Não sabemos se todas as alas teriam pilares que permitissem a utilização de grandes vãos, em relação ao pátio, no entanto parece-nos que a parede N é de construção tardia, com a finalidade de aumentar a área de utilização da ala B, fazendo desaparecer total ou parcialmente os alicerces dos pilares, os quais ainda hoje se poderão encontrar sob o pavimento de opus signinum. A construção de mais algumas paredes e dos pequenos tanques O, dividiram para sempre as alas A e B, anteriormente comunicantes – a própria união, de certo modo defeituosa R, no local onde antes foi um vão, perto do pilar de canto Q, revela a menor antiguidade da parede N, acrescida ainda do facto da sua grande proximidade ao tanque do poço deixar somente uma largura de 40cm para passagem, o que é manifestamente pouco funcional, dadas as características desta industria conserveira que, sem dúvida, requeria desenvoltura de movimentos. O interior, total ou parcialmente alpendrado, permitindo um acesso fácil e rápido, sem atropelos, dos operários, desde qualquer tanque de salga ao poço, situado sensivelmente a meio do pátio, é, quanto a nós, a hipótese mas provável, porque mais funcional – daí a tentativa de reconstituição agora executada (ver ilustrações dos aspectos iniciais da unidade fabril e da disposição dos tanques de salga no interior).

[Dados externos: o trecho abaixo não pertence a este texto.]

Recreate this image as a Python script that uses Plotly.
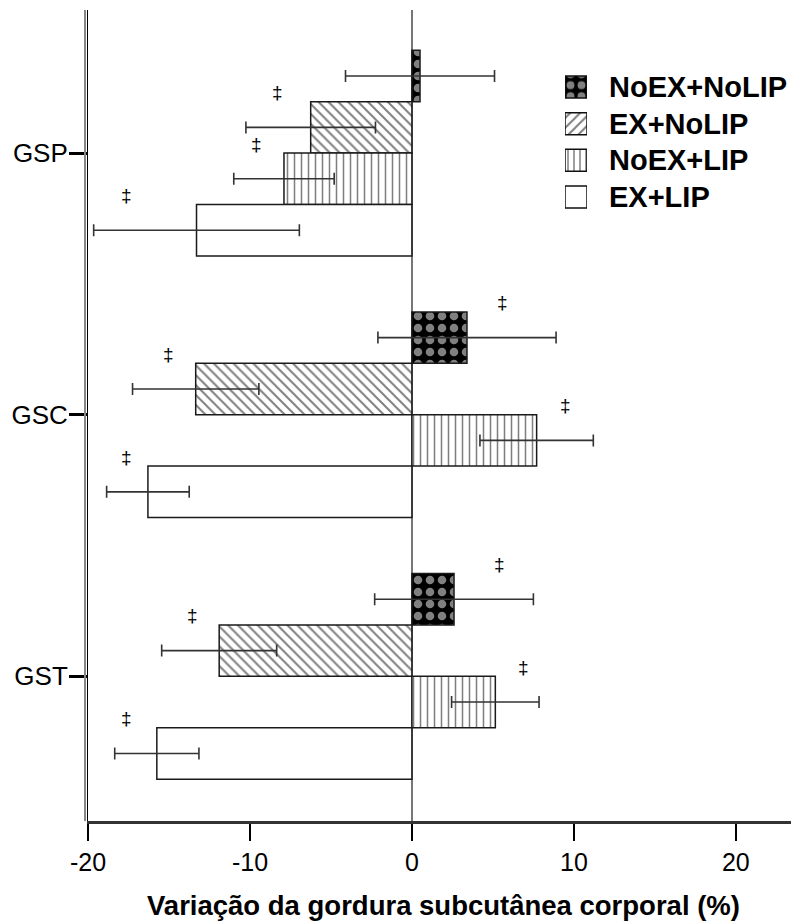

A porta principal situar-se-ia numa das alas da construção ainda por escavar, área onde possivelmente não haveria tanques de salga, constituindo uma das instalações de preparação ou outra. Esperemos que futuras escavações possam esclarecer melhor o funcionamento desta unidade fabril, cuja parte visível tem já uma dimensão razoável, cerca de 39x28m.

Para finalizar executámos um desenho livre, perspéctico, interpretativo da fase final de utilização dos tanques de salga, em duas salas distintas, a A e a B; o que mais é representado não pode ter rigor, pois não sabemos quando é que o tanque F, aproveitado no balneário, deixou de ser utilizado, nem quando foi aberta a pequena ruela e utilizados os tanques adjacentes para cemitério.

Tróia, Fevereiro de 1989, LB”

Nota: Este estudo foi publicado na nossa rubrica "Iconografia Pacense", no jornal Diário do Alentejo, em 2009.